Стоило писателям и юристам-реформаторам эпохи Просвещения начать критиковать пытки и жестокие наказания, как за пару десятилетий отношение к ним поменялось на полностью противоположное. Открытие сочувствия было частью этих изменений, но только частью. Все, что требовалось помимо эмпатии, – в данном случае, и для сопереживания осужденным – так это новое отношение к человеческому телу. Если раньше тело считалось священным только в рамках религиозного порядка, согласно которому отдельные тела могли быть искалечены или подвергнуты пыткам во имя всеобщего блага, то в секулярном порядке, основанном на автономии и неприкосновенности личности, тело стало священным само по себе. Это изменение имеет двоякий характер.

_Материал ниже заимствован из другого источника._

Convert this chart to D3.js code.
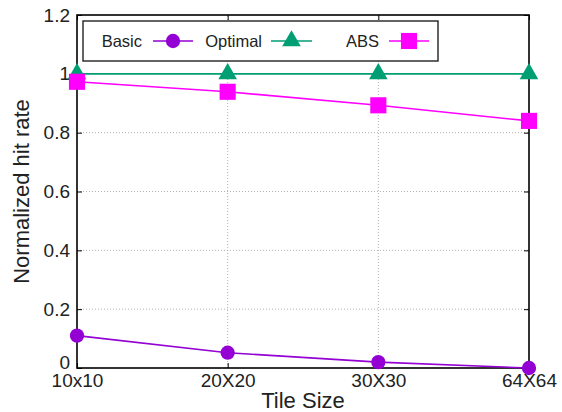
<!DOCTYPE html>
<html>
<head>
<meta charset="utf-8">
<script src="https://cdn.jsdelivr.net/npm/d3@7"></script>
<style>
  html, body { margin: 0; padding: 0; background: #fff; }
  svg { display: block; font-family: "Liberation Sans", Arial, sans-serif; }
</style>
</head>
<body>
<svg id="chart" width="562" height="412"></svg>
<script>
// Tile sizes on the x axis
const categories = ["10x10", "20X20", "30X30", "64X64"];
// Normalized hit rate per scheme
const basicValues = [0.11, 0.052, 0.02, 0.0];
const optimalValues = [1.0, 1.0, 1.0, 1.0];
const absValues = [0.973, 0.939, 0.893, 0.84];
// Y axis ticks
const yTicks = [0, 0.2, 0.4, 0.6, 0.8, 1, 1.2];

const seriesNames = ["Basic", "Optimal", "ABS"];
const seriesColors = ["#9400d3", "#009e73", "#ff00ff"];
const seriesShapes = [d3.symbolCircle, d3.symbolTriangle, d3.symbolSquare];
const seriesSizes = [160, 150, 260];

const margin = { left: 77, right: 33, top: 15, bottom: 44 };
const W = 562, H = 412;
const svg = d3.select("#chart");

const x = d3.scalePoint().domain(categories).range([margin.left, W - margin.right]);
const y = d3.scaleLinear().domain([0, 1.2]).range([H - margin.bottom, margin.top]);

const x0 = margin.left, x1 = W - margin.right;
const y0 = H - margin.bottom, y1 = margin.top;

// dotted grid
const grid = svg.append("g").attr("stroke", "#b0b0b0").attr("stroke-width", 1)
  .attr("stroke-dasharray", "1,2");
grid.selectAll("line.gy").data(yTicks.filter(t => t > 0 && t < 1.2)).join("line")
  .attr("x1", x0).attr("x2", x1).attr("y1", d => y(d)).attr("y2", d => y(d));
grid.selectAll("line.gx").data(categories.slice(1, -1)).join("line")
  .attr("class", "gx")
  .attr("x1", d => x(d)).attr("x2", d => x(d)).attr("y1", y0).attr("y2", y1);

// left axis with inward ticks
const yAxis = d3.axisLeft(y).tickValues(yTicks).tickSize(-5).tickPadding(7)
  .tickFormat(d => d === 0 ? "0" : d3.format("")(+d.toFixed(1)));
const ga = svg.append("g").attr("transform", `translate(${x0},0)`).call(yAxis);
ga.select(".domain").remove();
ga.selectAll("text").attr("font-size", 19).attr("fill", "#222");
ga.selectAll(".tick").filter(d => d === 0).select("text").attr("dy", "0em");
ga.selectAll("line").attr("stroke", "#000");

// right mirrored ticks
const gr = svg.append("g").attr("transform", `translate(${x1},0)`)
  .call(d3.axisRight(y).tickValues(yTicks).tickSize(-5).tickFormat(""));
gr.select(".domain").remove();
gr.selectAll("line").attr("stroke", "#000");

// bottom axis
const xAxis = d3.axisBottom(x).tickSize(-5).tickPadding(6);
const gb = svg.append("g").attr("transform", `translate(0,${y0})`).call(xAxis);
gb.select(".domain").remove();
gb.selectAll("text").attr("font-size", 19).attr("fill", "#222");
gb.selectAll("line").attr("stroke", "#000");

// top mirrored ticks
const gt = svg.append("g").attr("transform", `translate(0,${y1})`)
  .call(d3.axisTop(x).tickSize(-5).tickFormat(""));
gt.select(".domain").remove();
gt.selectAll("line").attr("stroke", "#000");

// frame
svg.append("rect").attr("x", x0).attr("y", y1).attr("width", x1 - x0).attr("height", y0 - y1)
  .attr("fill", "none").attr("stroke", "#000").attr("stroke-width", 1.6);

// axis titles
svg.append("text").attr("x", (x0 + x1) / 2).attr("y", 408).attr("text-anchor", "middle")
  .attr("font-size", 22).attr("fill", "#222").text("Tile Size");
svg.append("text").attr("transform", `translate(29,${(y0 + y1) / 2}) rotate(-90)`)
  .attr("text-anchor", "middle").attr("font-size", 22).attr("fill", "#222")
  .text("Normalized hit rate");

// series
const allValues = [basicValues, optimalValues, absValues];
const line = d3.line().x((d, i) => x(categories[i])).y(d => y(d));
allValues.forEach((vals, s) => {
  svg.append("path").datum(vals).attr("d", line).attr("fill", "none")
    .attr("stroke", seriesColors[s]).attr("stroke-width", 1.6);
  svg.selectAll(null).data(vals).join("path")
    .attr("transform", (d, i) => `translate(${x(categories[i])},${y(d)})`)
    .attr("d", d3.symbol().type(seriesShapes[s]).size(seriesSizes[s]))
    .attr("fill", seriesColors[s]);
});

// legend
const lg = svg.append("g");
lg.append("rect").attr("x", 83).attr("y", 21).attr("width", 355).attr("height", 40)
  .attr("fill", "#fff").attr("stroke", "#222").attr("stroke-width", 1.4);
const legendText = [142, 262, 379];
const legendLine = [[153, 193], [271, 312], [389, 429]];
seriesNames.forEach((n, s) => {
  lg.append("text").attr("x", legendText[s]).attr("y", 41).attr("dy", "0.35em")
    .attr("text-anchor", "end").attr("font-size", 16.5).attr("fill", "#222").text(n);
  lg.append("line").attr("x1", legendLine[s][0]).attr("x2", legendLine[s][1])
    .attr("y1", 41).attr("y2", 41).attr("stroke", seriesColors[s]).attr("stroke-width", 1.6);
  lg.append("path")
    .attr("transform", `translate(${(legendLine[s][0] + legendLine[s][1]) / 2},41)`)
    .attr("d", d3.symbol().type(seriesShapes[s]).size(seriesSizes[s]))
    .attr("fill", seriesColors[s]);
});
</script>
</body>
</html>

Тела приобрели бо́льшую значимость, когда с течением XVIII века они стали более изолированными, обособленными и индивидуализированными, в то время как насилие над ними все чаще стало вызывать негативную реакцию.
Самодостаточная личность
Может показаться, что тела всегда по природе своей существовали отдельно друг от друга, по крайней мере после рождения. Тем не менее границы между ними стали прослеживаться более четко только после XIV века. Люди становились более автономными по мере того, как все сильнее чувствовали потребность в том, чтобы скрывать выделения своего тела. Порог стыда снизился, в то время как необходимость в самоконтроле выросла. Дефекация и мочеиспускание на публике вызывали все большее отвращение. Люди начали пользоваться носовыми платками, а не сморкаться в руку. Плеваться, есть из общей тарелки, спать в одной постели с незнакомцами стало чем-то гадким или по крайней мере неприятным. Бурные эмоциональные проявления или агрессивное поведение оказались социально неприемлемыми. Эти изменения в отношении к телу были внешними проявлениями происходящей трансформации. Все они свидетельствовали о пришествии самодостаточного индивида, границы которого в условиях социального взаимодействия необходимо уважать. Самообладание и автономия требовали усиления самодисциплины[82].